Jalan rusak tidak bisa ditambal dengan retorika. Lampu jalan yang padam tidak menyala hanya dengan penyusunan visi. Dan pelayanan dasar tidak akan meningkat kalau masih menunggu transfer pusat yang belum pasti jadwalnya.
Alasan tentang belum cairnya dana dari pusat memang sering muncul setiap awal tahun. Itu benar. Tapi bukan seluruhnya. Karena dalam struktur APBD, ada belanja yang bisa digerakkan lebih awal, ada program prioritas yang tak harus menunggu, dan ada inisiatif yang hanya butuh kemauan kuat untuk mulai. Kunci dari semua itu adalah keberanian untuk bertindak di tengah ketidakpastian. Sesuatu yang dulu menjadi semangat kami di DPRD, meski tak semua berhasil kami selesaikan.
Kini saya menulis dari luar arena. Tidak lagi dengan hak bicara resmi, tidak pula dengan akses ke ruang keputusan. Tapi sebagai warga yang pernah ada di dalam, saya tetap merasa bertanggung jawab untuk menyampaikan kegelisahan ringan—bukan sebagai kritik, tapi sebagai pengingat.

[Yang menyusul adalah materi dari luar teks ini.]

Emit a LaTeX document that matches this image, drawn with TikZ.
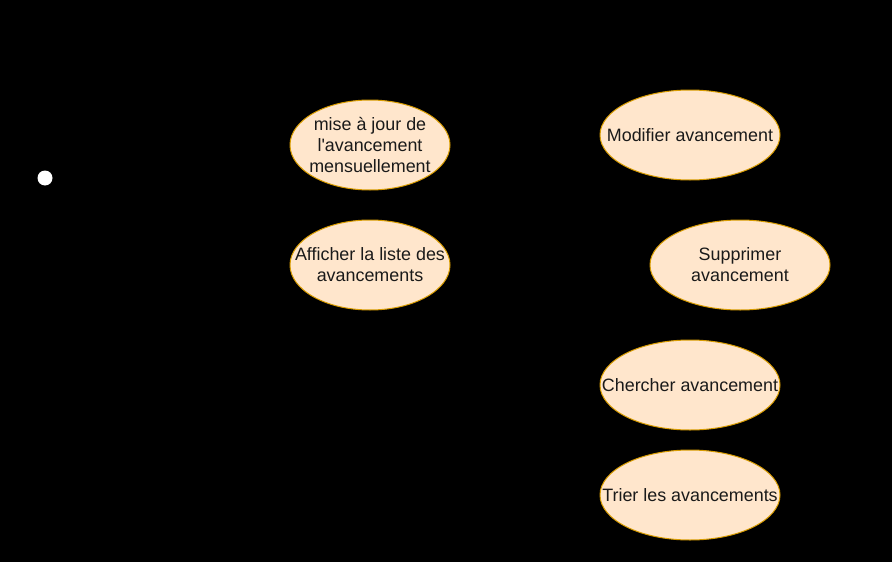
\documentclass[tikz,border=0pt]{standalone}
\usepackage{fontspec}
\setmainfont{Liberation Sans}
\usetikzlibrary{shapes.geometric}
\definecolor{ucfill}{HTML}{FFE6CC}
\definecolor{ucdraw}{HTML}{D79B00}
\definecolor{uctext}{HTML}{1A1A1A}
\begin{document}
\begin{tikzpicture}[x=1pt,y=-1pt,
  usecase/.style={ellipse, draw=ucdraw, fill=ucfill, line width=1pt, inner sep=0pt, minimum height=90pt},
  uclabel/.style={align=center, text=uctext, font=\fontsize{17.9}{21}\selectfont, inner sep=0pt}]
\fill[black] (0,0) rectangle (892,562);
\useasboundingbox (0,0) rectangle (892,562);
\node[circle, fill=white, inner sep=0pt, minimum size=15pt] (head) at (45,178) {};
\node[usecase, minimum width=160pt] (e1) at (370,145) {};
\node[uclabel] (t1) at (e1) {mise à jour de\\l\textquotesingle avancement\\mensuellement};
\node[usecase, minimum width=160pt] (e2) at (370,265) {};
\node[uclabel] (t2) at (e2) {Afficher la liste des\\avancements};
\node[usecase, minimum width=180pt] (e3) at (690,135) {};
\node[uclabel] (t3) at (e3) {Modifier avancement};
\node[usecase, minimum width=180pt] (e4) at (740,265) {};
\node[uclabel] (t4) at (e4) {Supprimer\\avancement};
\node[usecase, minimum width=180pt] (e5) at (690,385) {};
\node[uclabel] (t5) at (e5) {Chercher avancement};
\node[usecase, minimum width=180pt] (e6) at (690,495) {};
\node[uclabel] (t6) at (e6) {Trier les avancements};
\end{tikzpicture}
\end{document}
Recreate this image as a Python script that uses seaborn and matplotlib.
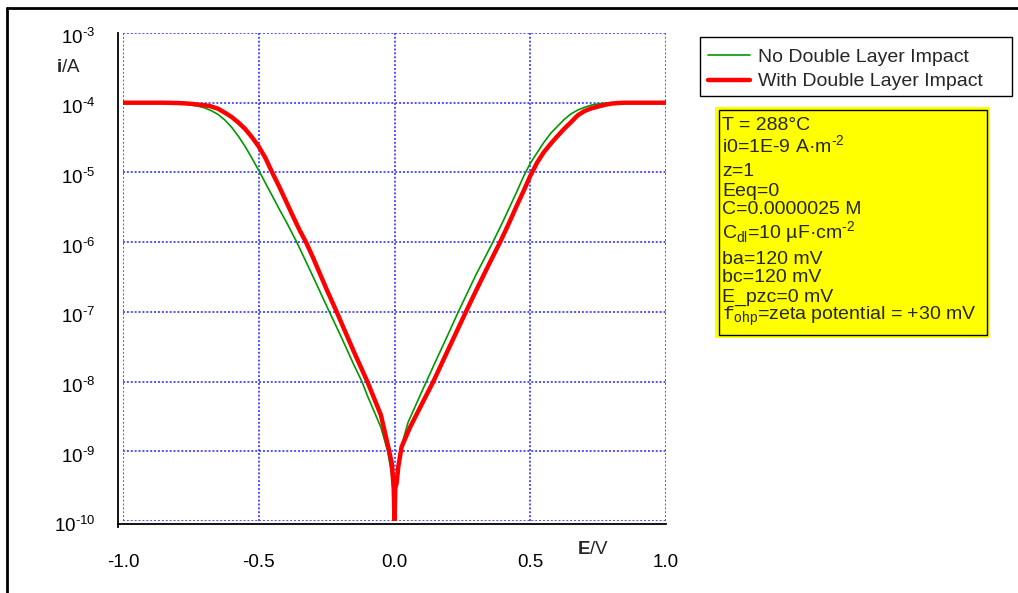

Pamekasan tidak sedang krisis. Tapi jeda yang terlalu lama bisa mengikis kepercayaan. Dan bila publik sudah merasa tak dilibatkan secara emosional dalam perjalanan pembangunan, maka yang tersisa hanyalah angka dan laporan—bukan semangat.
Saya percaya tim yang kini bekerja di pemerintahan memiliki niat baik. Tapi saya juga percaya bahwa niat baik harus berpacu dengan waktu. Karena dalam pelayanan publik, kebaikan yang datang terlambat tak selalu dikenang sebagai kebaikan.
Mungkin tulisan ini akan dianggap sekadar catatan nostalgia dari mantan anggota DPRD yang belum sepenuhnya move on. Tapi saya menuliskannya dengan niat sederhana: agar ada yang tergerak. Agar ruang-ruang sidang yang dulu pernah ramai dengan tanya dan saran, kembali memiliki gema. Agar legislator kita hari ini tidak hanya menunggu, tapi mulai menyuarakan kepentingan publik dengan penuh keyakinan.
Karena dalam sistem anggaran, suara itu penting. Bukan untuk menekan, tapi untuk menjaga agar kapal ini tetap bergerak, dengan arah yang pasti, dan dengan waktu yang tak terbuang sia-sia.
*) Penulis adalah mantan anggota DPRD Pamekasan dua periode, periode 2014-2024.